By Kelly Smith
Times Staff Writer
Once long ago, Florida was a land without strip malls.
It was the early 20th century, when young architect M. Leo Elliott designed one Tampa landmark after another: old Tampa City Hall, Centro Asturiano, Cuban Club, Tampa Yacht Club, Ritz Theater, as well as many South Tampa, Bayshore and Davis Islands homes.
Elliott meticulously detailed that work in old-style pencil drawings, but for decades no one knew what happened to them — until thousands turned up in dusty old tubes in the attic of a Tampa consulting firm last year.
Now 12 of Elliott's intricate drawings — actually scans of the fragile originals — will be on exhibit for the first time. "The Built, The Lost, The Dream: The Architecture of M. Leo Elliott" opens at the Tampa Regional Artists' Old Hyde Park Arts Center on Friday and runs through July 8.
"In the 1920s Florida was still largely a frontier — one of the last — and Elliott was trying to create a Florida and specifically Tampa area architecture that reflected our local climate, history and culture," said Grant Rimbey, a project manager at Elements Architects in Tampa and a Temple Terrace preservationist. "It is important that these drawings be seen by the public. They clearly show that the Tampa region — and Florida — was not always the land of strip malls and unplanned sprawl."
There's a method to the title of the exhibition, said Kathy Durdin, first vice president of Tampa Regional Artists. "The Built" refers to the drawings that became some of Tampa's most recognized buildings (also on display will be artists' paintings based on Elliott's drawings).
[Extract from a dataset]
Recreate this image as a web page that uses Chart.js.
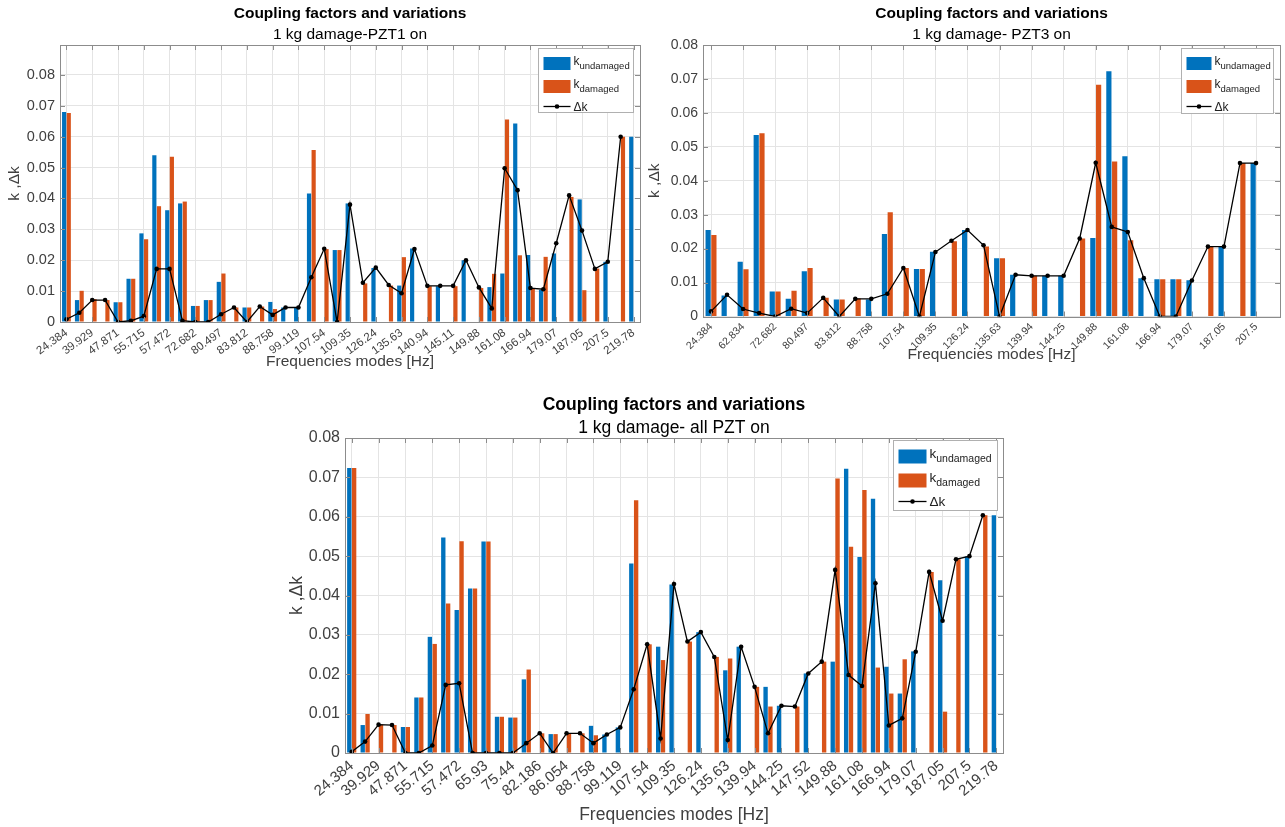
<!DOCTYPE html>
<html>
<head>
<meta charset="utf-8">
<script src="https://cdn.jsdelivr.net/npm/chart.js@4.4.1/dist/chart.umd.min.js"></script>
<style>
  html, body { margin: 0; padding: 0; background: #fff; }
  #wrap { position: relative; width: 1285px; height: 827px; overflow: hidden; }
  #wrap canvas { position: absolute; left: 0; top: 0; }
</style>
</head>
<body>
<div id="wrap">
  <canvas id="c1" width="1285" height="827"></canvas>
  <canvas id="c2" width="1285" height="827"></canvas>
  <canvas id="c3" width="1285" height="827"></canvas>
</div>
<script>
// ---- data: PZT1 on (top left) ----
const ticksA = ["24.384","39.929","47.871","55.715","57.472","72.682","80.497","83.812","88.758","99.119",
  "107.54","109.35","126.24","135.63","140.94","145.11","149.88","161.08","166.94","179.07","187.05","207.5","219.78"];
const undamagedA = [0.068,0.0071,0,0,0.0064,0.014,0.0287,0.054,0.0362,0.0384,0.0052,0.0071,0.013,0,0.0047,0,0.0065,
  0.0047,0.0047,0.0416,0,0.0233,0.0384,0,0.0175,0,0.0118,0.0238,0,0.0116,0,0.02,0,0.0113,0.0157,0.0643,0.0217,0.0104,
  0.0222,0,0.0397,0,0.0195,0,0.06];
const damagedA = [0.0677,0.0101,0.0074,0.0071,0.0064,0.014,0.0268,0.0375,0.0535,0.039,0.0052,0.0071,0.0157,0.0047,
  0.0047,0.005,0.0042,0,0,0.0557,0.0236,0.0233,0,0.0125,0,0.0118,0.021,0,0.0116,0,0.0116,0,0.011,0.0156,0.0656,0.0216,
  0.0107,0.0211,0,0.0405,0.0103,0.0173,0,0.06,0];
const deltaA = [0.0009,0.003,0.0071,0.0071,0,0.0004,0.0019,0.0172,0.0172,0.0004,0,0,0.0025,0.0047,0,0.005,0.0023,
  0.0047,0.0047,0.0145,0.0237,0,0.038,0.0127,0.0176,0.012,0.0093,0.0236,0.0117,0.0117,0.0117,0.02,0.0112,0.0044,
  0.0498,0.0427,0.011,0.0106,0.0255,0.041,0.0296,0.0172,0.0195,0.06,null];

// ---- data: PZT3 on (top right) ----
const ticksB = ["24.384","62.834","72.682","80.497","83.812","88.758","107.54","109.35","126.24","135.63",
  "139.94","144.25","149.88","161.08","166.94","179.07","187.05","207.5"];
const undamagedB = [0.0255,0.0062,0.0161,0.0535,0.0074,0.0052,0.0133,0,0.005,0,0.005,0.0243,0,0.014,0.0191,0,0.0255,
  0,0.0172,0.0123,0,0.012,0.012,0,0.0231,0.0723,0.0472,0.0113,0.011,0.011,0.0107,0,0.0206,0,0.0452,null];
const damagedB = [0.024,0,0.0139,0.054,0.0074,0.0076,0.0143,0.0055,0.005,0.0053,0,0.0307,0.0143,0.014,0,0.0222,0,
  0.0206,0.0172,0,0.012,0,0,0.023,0.0683,0.0457,0.0225,0,0.011,0.011,0,0.0206,0,0.0452,0,null];
const deltaB = [0.0015,0.0064,0.0022,0.001,0,0.0023,0.001,0.0055,0,0.0052,0.0052,0.0067,0.0143,0,0.019,0.0223,0.0255,
  0.021,0,0.0123,0.012,0.012,0.012,0.023,0.0453,0.0264,0.0249,0.0113,0,0,0.0106,0.0206,0.0206,0.0452,0.0452,null];

// ---- data: all PZT on (bottom) ----
const ticksC = ["24.384","39.929","47.871","55.715","57.472","65.93","75.44","82.186","86.054","88.758","99.119",
  "107.54","109.35","126.24","135.63","139.94","144.25","147.52","149.88","161.08","166.94","179.07","187.05","207.5","219.78"];
const undamagedC = [0.0724,0.0071,0,0,0.0066,0.0141,0.0295,0.0547,0.0363,0.0418,0.0537,0.0092,0.009,0.0187,0,0.0048,
  0,0,0.0069,0.0047,0.0065,0.0481,0,0.027,0.0428,0,0.0307,0,0.021,0.027,0,0.0168,0.012,0,0.0202,0,0.0232,0.0722,
  0.0498,0.0646,0.0219,0.0151,0.0258,0,0.0439,0,0.0499,0,0.0604];
const damagedC = [0.0724,0.0099,0.0072,0.0071,0.0066,0.0141,0.0277,0.038,0.0538,0.0418,0.0537,0.0092,0.009,0.0212,
  0.005,0.0048,0.005,0.005,0.0045,0,0,0.0642,0.0276,0.0236,0,0.0283,0,0.0244,0.024,0,0.0168,0.0118,0,0.0118,0,0.0232,
  0.0697,0.0524,0.0668,0.0217,0.0151,0.0238,0,0.046,0.0105,0.0492,0,0.0604,0];
const deltaC = [0.0003,0.0029,0.0072,0.0071,0,0,0.0019,0.0173,0.0177,0,0,0,0,0.0025,0.005,0,0.005,0.005,0.0025,0.0047,
  0.0065,0.0162,0.0276,0.0037,0.0429,0.0283,0.0307,0.0244,0.0033,0.027,0.0168,0.005,0.012,0.0118,0.0202,0.0232,
  0.0465,0.0198,0.017,0.0431,0.007,0.0088,0.0257,0.046,0.0336,0.0492,0.05,0.0604,null];

const FONT = "'Liberation Sans', Arial, Helvetica, sans-serif";
const BLUE = '#0072BD', ORANGE = '#D95319';

// one category per mode, only every other one carries a tick label
function categories(tickLabels, n) {
  const out = [];
  for (let i = 0; i < n; i++) out.push(i % 2 === 0 ? (tickLabels[i / 2] || '') : '');
  return out;
}

// titles, box, inward ticks and the legend with subscripts
const decor = {
  id: 'decor',
  afterDraw(chart, args, o) {
    const { ctx, chartArea: a } = chart;
    const ys = chart.scales.y, xs = chart.scales.x;
    const cx = (a.left + a.right) / 2;
    ctx.save();
    ctx.strokeStyle = '#8c8c8c';
    ctx.lineWidth = 1;
    const seg = (x1, y1, x2, y2) => { ctx.beginPath(); ctx.moveTo(x1, y1); ctx.lineTo(x2, y2); ctx.stroke(); };
    ys.ticks.forEach((t, i) => {
      const y = Math.round(ys.getPixelForTick(i)) + 0.5;
      seg(a.left, y, a.left + 5, y); seg(a.right - 5, y, a.right, y);
    });
    xs.ticks.forEach((t, i) => {
      if (i % 2) return;
      const x = Math.round(xs.getPixelForTick(i)) + 0.5;
      seg(x, a.bottom, x, a.bottom - 5); seg(x, a.top, x, a.top + 5);
    });
    ctx.strokeRect(Math.round(a.left) + 0.5, Math.round(a.top) + 0.5, Math.round(a.right - a.left), Math.round(a.bottom - a.top));

    ctx.textAlign = 'center';
    ctx.textBaseline = 'middle';
    ctx.fillStyle = '#000';
    ctx.font = `bold ${o.lab}px ${FONT}`;
    ctx.fillText('Coupling factors and variations', cx, o.titleY);
    ctx.font = `${o.lab}px ${FONT}`;
    ctx.fillText(o.subtitle, cx, o.subY);
    ctx.fillStyle = '#404040';
    ctx.fillText('Frequencies modes [Hz]', cx, o.xTitleY);
    ctx.save();
    ctx.translate(o.yTitleX, (a.top + a.bottom) / 2);
    ctx.rotate(-Math.PI / 2);
    ctx.fillText('k ,\u0394k', 0, 0);
    ctx.restore();

    // legend
    const L = o.legend;
    const x0 = Math.round(a.right - L.mr - L.w) + 0.5, y0 = Math.round(a.top + L.mt) + 0.5;
    ctx.fillStyle = '#fff';
    ctx.fillRect(x0, y0, L.w, L.h);
    ctx.strokeStyle = '#b0b0b0';
    ctx.strokeRect(x0, y0, L.w, L.h);
    const px = x0 + 5, tx = px + L.pw + 3;
    const rows = L.rows;
    ctx.fillStyle = BLUE;
    ctx.fillRect(px, y0 + rows[0] - L.ph / 2, L.pw, L.ph);
    ctx.fillStyle = ORANGE;
    ctx.fillRect(px, y0 + rows[1] - L.ph / 2, L.pw, L.ph);
    ctx.strokeStyle = '#000';
    ctx.lineWidth = 1.3;
    seg(px, y0 + rows[2], px + L.pw, y0 + rows[2]);
    ctx.fillStyle = '#000';
    ctx.beginPath(); ctx.arc(px + L.pw / 2, y0 + rows[2], 2.3, 0, Math.PI * 2); ctx.fill();
    ctx.textAlign = 'left';
    ctx.textBaseline = 'alphabetic';
    ctx.fillStyle = '#222';
    [['undamaged', rows[0]], ['damaged', rows[1]]].forEach(([s, r]) => {
      ctx.font = `${L.fk}px ${FONT}`;
      ctx.fillText('k', tx, y0 + r + 1);
      const kw = ctx.measureText('k').width;
      ctx.font = `${L.fs}px ${FONT}`;
      ctx.fillText(s, tx + kw, y0 + r + 5);
    });
    ctx.font = `${L.fk}px ${FONT}`;
    ctx.textBaseline = 'middle';
    ctx.fillText('\u0394k', tx, y0 + rows[2] + 1);
    ctx.restore();
  }
};

function makeChart(id, tickLabels, und, dam, dk, g) {
  const n = und.length;
  const [l, t, r, b] = g.area;
  return new Chart(document.getElementById(id), {
    type: 'bar',
    data: {
      labels: categories(tickLabels, n),
      datasets: [
        { type: 'line', label: '\u0394k', data: dk, borderColor: '#000', borderWidth: 1.3,
          pointRadius: 2.3, pointBackgroundColor: '#000', pointBorderWidth: 0, tension: 0, order: 0 },
        { label: 'k undamaged', data: und, backgroundColor: BLUE, categoryPercentage: 0.72, barPercentage: 0.9, order: 2 },
        { label: 'k damaged', data: dam, backgroundColor: ORANGE, categoryPercentage: 0.72, barPercentage: 0.9, order: 2 }
      ]
    },
    options: {
      responsive: false,
      animation: false,
      layout: { autoPadding: false, padding: { left: l - 50, top: t, right: 1285 - r, bottom: 827 - b - 60 } },
      plugins: {
        legend: { display: false },
        tooltip: { enabled: false },
        title: { display: false },
        decor: g
      },
      scales: {
        x: {
          grid: { offset: false, drawTicks: false, color: c => (c.index % 2 === 0 ? '#e4e4e4' : 'rgba(0,0,0,0)') },
          border: { display: false },
          ticks: { autoSkip: false, minRotation: g.rot, maxRotation: g.rot, padding: 4, color: '#404040',
            font: { family: FONT, size: g.xtick } },
          afterFit: s => { s.height = 60; }
        },
        y: {
          min: 0, max: g.ymax,
          grid: { drawTicks: false, color: '#e4e4e4' },
          border: { display: false },
          ticks: { stepSize: 0.01, includeBounds: false, padding: 5, color: '#404040',
            font: { family: FONT, size: g.tick },
            callback: v => (v === 0 ? '0' : v.toFixed(2)) },
          afterFit: s => { s.width = 50; }
        }
      }
    },
    plugins: [decor]
  });
}

makeChart('c1', ticksA, undamagedA, damagedA, deltaA, {
  area: [60, 45, 640, 322], ymax: 0.0897, rot: 36, tick: 14.5, xtick: 11.5, lab: 15.5,
  subtitle: '1 kg damage-PZT1 on', titleY: 14, subY: 35, xTitleY: 362, yTitleX: 15,
  legend: { w: 95, h: 64, mr: 7, mt: 3, pw: 27, ph: 13, rows: [15, 38, 58], fk: 12, fs: 9.5 }
});
makeChart('c2', ticksB, undamagedB, damagedB, deltaB, {
  area: [703, 45, 1282, 316.5], ymax: 0.08, rot: 45, tick: 14, xtick: 10.5, lab: 15.5,
  subtitle: '1 kg damage- PZT3 on', titleY: 14, subY: 35, xTitleY: 355, yTitleX: 655,
  legend: { w: 92, h: 65, mr: 7, mt: 3, pw: 25, ph: 13, rows: [15, 38, 58], fk: 12, fs: 9.5 }
});
makeChart('c3', ticksC, undamagedC, damagedC, deltaC, {
  area: [345, 438, 1003, 753], ymax: 0.08, rot: 40, tick: 16, xtick: 15, lab: 17.5,
  subtitle: '1 kg damage- all PZT on', titleY: 405, subY: 428, xTitleY: 815, yTitleX: 297,
  legend: { w: 104, h: 70, mr: 6, mt: 2, pw: 28, ph: 14, rows: [16, 40, 61], fk: 13.5, fs: 10.5 }
});
</script>
</body>
</html>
Pieces of rubble from demolished Elliott buildings, including the Tampa Gas Co., represent "The Lost." And "The Dream" refers to at least one drawing of a building that was never built, as the Depression set in. Elliott retired in 1950 and died in 1967.
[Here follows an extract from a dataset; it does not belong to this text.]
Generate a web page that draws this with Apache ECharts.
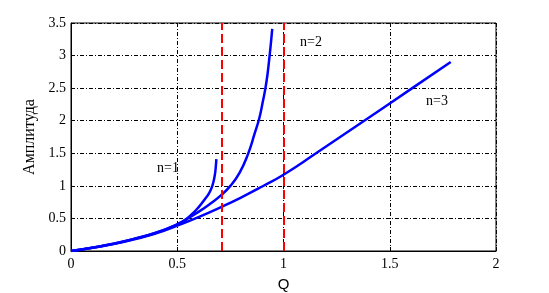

Equal parts art and history, the show is a collaboration between the Tampa Bay History Center, where the drawings are stored, Tampa Regional Artists, the American Institute of Architects Tampa Bay Chapter, the USF School of Architecture and Tampa Preservation Inc.
The exhibition pays respect to a time when classic architecture, not theme parks, reigned in Florida, Rimbey said. "In a way I think the drawings help reveal a hidden Florida, what I would like to believe is the real Florida."
Information from Times files was used in this report.